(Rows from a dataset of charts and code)
○ ○ ○ ○ ○ ○ ○

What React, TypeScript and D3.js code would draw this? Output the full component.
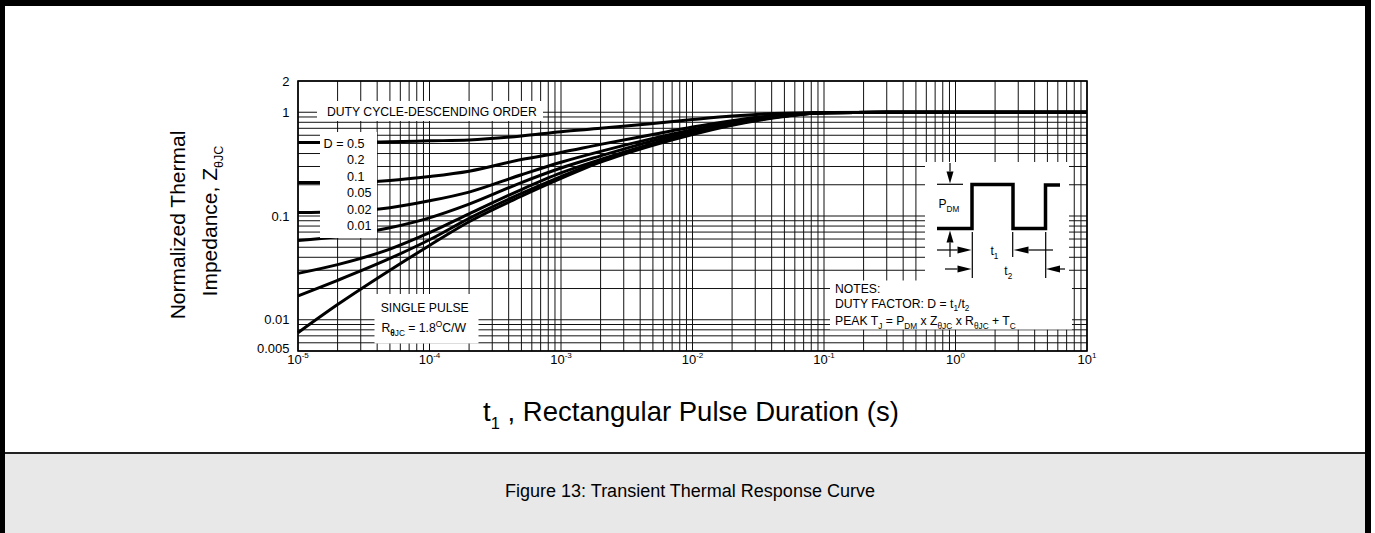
import React, { useRef, useEffect } from 'react';
import * as d3 from 'd3';

const pulseTimes = [1e-5, 2e-5, 5e-5, 1e-4, 2e-4, 5e-4, 1e-3, 2e-3, 5e-3, 1e-2, 2e-2, 5e-2, 0.1, 0.3, 1, 10];

// normalized Z(theta)JC per duty cycle
const zDuty05 = [0.51, 0.51, 0.52, 0.53, 0.54, 0.59, 0.65, 0.7, 0.78, 0.85, 0.92, 0.98, 0.99, 1, 1, 1];
const zDuty02 = [0.21, 0.21, 0.22, 0.24, 0.27, 0.35, 0.41, 0.49, 0.61, 0.72, 0.83, 0.95, 0.99, 1, 1, 1];
const zDuty01 = [0.108, 0.11, 0.12, 0.14, 0.17, 0.25, 0.33, 0.42, 0.56, 0.68, 0.8, 0.94, 0.99, 1, 1, 1];
const zDuty005 = [0.058, 0.063, 0.077, 0.096, 0.13, 0.21, 0.29, 0.38, 0.53, 0.66, 0.78, 0.93, 0.99, 1, 1, 1];
const zDuty002 = [0.028, 0.034, 0.048, 0.069, 0.105, 0.18, 0.26, 0.35, 0.5, 0.64, 0.77, 0.92, 0.99, 1, 1, 1];
const zDuty001 = [0.017, 0.024, 0.039, 0.059, 0.095, 0.165, 0.24, 0.34, 0.49, 0.62, 0.76, 0.92, 0.99, 1, 1, 1];
const zSingle = [0.0075, 0.014, 0.03, 0.052, 0.088, 0.155, 0.23, 0.33, 0.48, 0.61, 0.75, 0.91, 0.99, 1, 1, 1];

const dutyLabels = ['0.5', '0.2', '0.1', '0.05', '0.02', '0.01'];
const yTickValues = [2, 1, 0.1, 0.01, 0.005];
const yTickLabels = ['2', '1', '0.1', '0.01', '0.005'];
const xTickExponents = [-5, -4, -3, -2, -1, 0, 1];

const FONT = "'Liberation Sans', Arial, Helvetica, sans-serif";

type Part = { t: string; sub?: boolean; sup?: boolean; bold?: boolean };

// text with sub/superscript pieces
const richText = (g, x, y, parts: Part[], size = 12, anchor = 'start', small = 0.68) => {
  const txt = g
    .append('text')
    .attr('x', x)
    .attr('y', y)
    .attr('font-size', size)
    .attr('text-anchor', anchor)
    .attr('fill', '#000');
  let shift = 0;
  parts.forEach(p => {
    const target = p.sub ? size * 0.3 : p.sup ? -size * 0.42 : 0;
    const ts = txt.append('tspan').attr('dy', target - shift).text(p.t);
    if (p.sub || p.sup) ts.attr('font-size', size * small);
    if (p.bold) ts.attr('font-weight', 'bold');
    shift = target;
  });
  return txt;
};

const arrow = (g, x1, y1, x2, y2, head = 12, half = 3.5) => {
  const dx = x2 - x1;
  const dy = y2 - y1;
  const len = Math.sqrt(dx * dx + dy * dy);
  const ux = dx / len;
  const uy = dy / len;
  const bx = x2 - ux * head;
  const by = y2 - uy * head;
  g.append('line')
    .attr('x1', x1).attr('y1', y1).attr('x2', bx).attr('y2', by)
    .attr('stroke', '#000').attr('stroke-width', 1.2);
  g.append('path')
    .attr('d', `M${x2},${y2}L${bx - uy * half},${by + ux * half}L${bx + uy * half},${by - ux * half}Z`)
    .attr('fill', '#000');
};

const ThermalResponse = () => {
  const svgRef = useRef<SVGSVGElement>(null);

  useEffect(() => {
    const width = 1375;
    const height = 533;
    const plot = { left: 298, right: 1087, top: 81, bottom: 351 };

    const svg = d3.select(svgRef.current);
    svg.selectAll('*').remove();
    svg.attr('width', width).attr('height', height).style('font-family', FONT);

    // frame + caption band
    svg.append('rect').attr('width', width).attr('height', height).attr('fill', '#fff');
    svg.append('rect').attr('x', 0).attr('y', 454).attr('width', 1371).attr('height', 79).attr('fill', '#e8e8e8');
    svg.append('rect').attr('x', 0).attr('y', 452).attr('width', 1371).attr('height', 2).attr('fill', '#222');
    svg.append('rect').attr('x', 0).attr('y', 0).attr('width', 1371).attr('height', 6).attr('fill', '#000');
    svg.append('rect').attr('x', 0).attr('y', 0).attr('width', 5).attr('height', height).attr('fill', '#000');
    svg.append('rect').attr('x', 1365).attr('y', 0).attr('width', 6).attr('height', height).attr('fill', '#000');

    const x = d3.scaleLog().domain([1e-5, 10]).range([plot.left, plot.right]);
    const y = d3.scaleLog().domain([0.005, 2]).range([plot.bottom, plot.top]);

    const g = svg.append('g');

    // log grid
    g.append('g')
      .selectAll('line')
      .data(x.ticks())
      .join('line')
      .attr('x1', d => x(d)).attr('x2', d => x(d))
      .attr('y1', plot.top).attr('y2', plot.bottom)
      .attr('stroke', '#111').attr('stroke-width', 1);
    g.append('g')
      .selectAll('line')
      .data(y.ticks())
      .join('line')
      .attr('x1', plot.left).attr('x2', plot.right)
      .attr('y1', d => y(d)).attr('y2', d => y(d))
      .attr('stroke', '#111').attr('stroke-width', 1);

    // curves
    const series = [zDuty05, zDuty02, zDuty01, zDuty005, zDuty002, zDuty001, zSingle];
    const line = d3
      .line<number>()
      .x((d, i) => x(pulseTimes[i]))
      .y(d => y(d))
      .curve(d3.curveMonotoneX);
    g.append('g')
      .selectAll('path')
      .data(series)
      .join('path')
      .attr('d', d => line(d))
      .attr('fill', 'none')
      .attr('stroke', '#000')
      .attr('stroke-width', 3)
      .attr('stroke-linejoin', 'round');

    g.append('rect')
      .attr('x', plot.left).attr('y', plot.top)
      .attr('width', plot.right - plot.left).attr('height', plot.bottom - plot.top)
      .attr('fill', 'none').attr('stroke', '#000').attr('stroke-width', 1.6);

    // white label boxes over the grid
    const boxes = [
      [317, 101, 226, 20],
      [320, 132, 57, 106],
      [374.5, 294, 104, 49.5],
      [925, 162, 144, 119],
      [830, 280.5, 242, 49],
    ];
    g.append('g')
      .selectAll('rect')
      .data(boxes)
      .join('rect')
      .attr('x', d => d[0]).attr('y', d => d[1])
      .attr('width', d => d[2]).attr('height', d => d[3])
      .attr('fill', '#fff');

    // y ticks
    g.append('g')
      .selectAll('text')
      .data(yTickValues)
      .join('text')
      .attr('x', 289.5)
      .attr('y', (d, i) => y(d) - (i === yTickValues.length - 1 ? 3 : 0))
      .attr('dy', '0.35em')
      .attr('text-anchor', 'end')
      .attr('font-size', 13)
      .text((d, i) => yTickLabels[i]);

    // x ticks 10^n
    xTickExponents.forEach(e => {
      richText(g, x(Math.pow(10, e)), 363.5, [{ t: '10' }, { t: String(e), sup: true }], 13, 'middle', 0.62);
    });

    // labels inside plot
    richText(g, 327, 115.8, [{ t: 'DUTY CYCLE-DESCENDING ORDER' }], 12.2);
    richText(g, 343.5, 147.8, [{ t: 'D =' }], 12.6, 'end');
    dutyLabels.forEach((lab, i) => {
      richText(g, 347, 147.8 + i * 16.5, [{ t: lab }], 12.6);
    });
    richText(g, 380.7, 311.6, [{ t: 'SINGLE PULSE' }], 12.2);
    richText(g, 381.5, 332.3, [
      { t: 'R' }, { t: 'θ', sub: true, bold: true }, { t: 'JC', sub: true },
      { t: ' = 1.8' }, { t: 'O', sup: true }, { t: 'C/W' },
    ], 12.2);

    // notes
    richText(g, 835, 293.3, [{ t: 'NOTES:' }], 12.2);
    richText(g, 835, 307.7, [
      { t: 'DUTY FACTOR: D = t' }, { t: '1', sub: true }, { t: '/t' }, { t: '2', sub: true },
    ], 12.2);
    richText(g, 835, 325, [
      { t: 'PEAK T' }, { t: 'J', sub: true }, { t: ' = P' }, { t: 'DM', sub: true },
      { t: ' x Z' }, { t: 'θJC', sub: true }, { t: ' x R' }, { t: 'θJC', sub: true },
      { t: ' + T' }, { t: 'C', sub: true },
    ], 12.2);

    // pulse diagram
    const pd = g.append('g');
    pd.append('path')
      .attr('d', 'M937,228.5H972V184.5H1013V228.5H1045.5V185H1060')
      .attr('fill', 'none').attr('stroke', '#000').attr('stroke-width', 3.5);
    pd.append('line').attr('x1', 937).attr('x2', 963).attr('y1', 184.3).attr('y2', 184.3)
      .attr('stroke', '#000').attr('stroke-width', 1.2);
    [[972.3, 278], [1012.7, 257], [1045.7, 278]].forEach(([lx, ly]) => {
      pd.append('line').attr('x1', lx).attr('x2', lx).attr('y1', 232).attr('y2', ly)
        .attr('stroke', '#000').attr('stroke-width', 1.2);
    });
    arrow(pd, 950, 163, 950, 183.5, 12, 3.5);
    arrow(pd, 950, 257, 950, 230.5, 12, 3.5);
    arrow(pd, 937, 250, 971.5, 250, 14, 3.5);
    arrow(pd, 1053, 250, 1013.5, 250, 15, 3.5);
    arrow(pd, 945, 269, 971.5, 269, 14, 3.5);
    arrow(pd, 1065, 269, 1046, 269, 14, 3.5);
    richText(pd, 938.5, 208, [{ t: 'P' }, { t: 'DM', sub: true }], 12);
    richText(pd, 990.5, 255, [{ t: 't' }, { t: '1', sub: true }], 12);
    richText(pd, 1004.3, 275, [{ t: 't' }, { t: '2', sub: true }], 12);

    // axis titles
    richText(svg, 691, 421, [{ t: 't' }, { t: '1', sub: true }, { t: ' , Rectangular Pulse Duration (s)' }], 27.5, 'middle', 0.6);
    richText(svg, 0, 0, [{ t: 'Normalized Thermal' }], 21, 'middle')
      .attr('transform', 'translate(185,225) rotate(-90)');
    richText(svg, 0, 0, [{ t: 'Impedance, Z' }, { t: 'θJC', sub: true }], 21, 'middle', 0.6)
      .attr('transform', 'translate(217,221) rotate(-90)');

    // caption
    richText(svg, 690, 496.5, [{ t: 'Figure 13: Transient Thermal Response Curve' }], 18, 'middle');
  }, []);

  return <svg ref={svgRef} style={{ position: 'absolute', left: 0, top: 0, display: 'block' }} />;
};

export default function App() {
  return <ThermalResponse />;
}
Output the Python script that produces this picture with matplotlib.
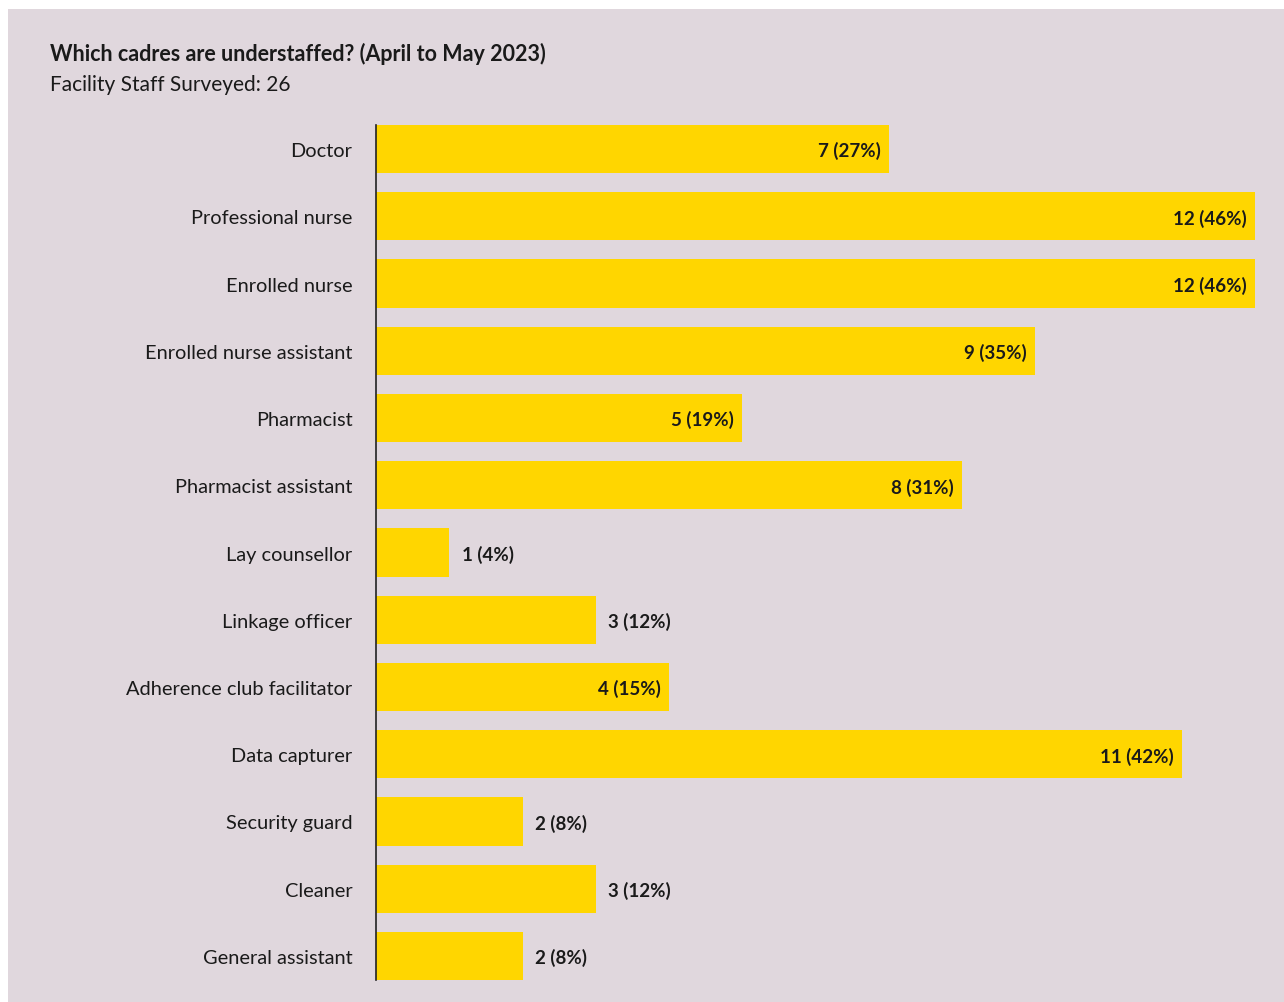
import matplotlib

matplotlib.use("Agg")
import matplotlib.pyplot as plt
from matplotlib.patches import Rectangle

# Staff survey responses: cadres reported as understaffed
cadres = [
    "Doctor",
    "Professional nurse",
    "Enrolled nurse",
    "Enrolled nurse assistant",
    "Pharmacist",
    "Pharmacist assistant",
    "Lay counsellor",
    "Linkage officer",
    "Adherence club facilitator",
    "Data capturer",
    "Security guard",
    "Cleaner",
    "General assistant",
]
counts = [7, 12, 12, 9, 5, 8, 1, 3, 4, 11, 2, 3, 2]
percents = [27, 46, 46, 35, 19, 31, 4, 12, 15, 42, 8, 12, 8]

BG = "#e0d7dd"
BAR = "#ffd600"
INK = "#1a1a1a"

plt.rcParams["font.family"] = ["Lato", "DejaVu Sans"]

W, H = 1284, 1003
fig = plt.figure(figsize=(W / 100, H / 100), dpi=100, facecolor="white")
fig.patches.append(
    Rectangle((8 / W, 0), 1 - 8 / W, 1 - 10 / H, transform=fig.transFigure,
              facecolor=BG, edgecolor="none", zorder=-1)
)

left, right = 376, 1255
top, bottom = 126, 981
ax = fig.add_axes([left / W, 1 - bottom / H, (right - left) / W, (bottom - top) / H])
ax.set_facecolor("none")

ypos = list(range(len(cadres)))
ax.barh(ypos, counts, height=0.714, color=BAR, edgecolor="none")
ax.set_xlim(0, max(counts))
ax.set_ylim(len(cadres) - 1 + 0.357, -0.357)

for y, c, p in zip(ypos, counts, percents):
    label = f"{c} ({p}%)"
    if c >= 4:
        ax.annotate(label, (c, y), xytext=(-6, -1), textcoords="offset points",
                    ha="right", va="center", fontsize=13.5, fontweight="bold", color=INK)
    else:
        ax.annotate(label, (c, y), xytext=(9, -1), textcoords="offset points",
                    ha="left", va="center", fontsize=13.5, fontweight="bold", color=INK)

ax.set_yticks(ypos)
ax.set_yticklabels(cadres, fontsize=14.4, color=INK)
ax.tick_params(axis="y", length=0, pad=17)
ax.set_xticks([])
for side in ["top", "right", "bottom"]:
    ax.spines[side].set_visible(False)
ax.spines["left"].set_color("#222222")
ax.spines["left"].set_linewidth(1.2)

fig.text(50 / W, 1 - 54 / H, "Which cadres are understaffed? (April to May 2023)",
         fontsize=15.5, fontweight="bold", color=INK, va="center", ha="left")
fig.text(50 / W, 1 - 85 / H, "Facility Staff Surveyed: 26",
         fontsize=15, color=INK, va="center", ha="left")

fig.savefig("out.png", dpi=100, facecolor=fig.get_facecolor())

○ ○ ○ ○ ○ ○ ○

Task brief. Exactly as they appear, print the lines of the listing above from its first line through the line that contains "0.3, 1, 10];", minus the pictures.

Problem solution.
What React, TypeScript and D3.js code would draw this? Output the full component.
import React, { useRef, useEffect } from 'react';
import * as d3 from 'd3';

const pulseTimes = [1e-5, 2e-5, 5e-5, 1e-4, 2e-4, 5e-4, 1e-3, 2e-3, 5e-3, 1e-2, 2e-2, 5e-2, 0.1, 0.3, 1, 10];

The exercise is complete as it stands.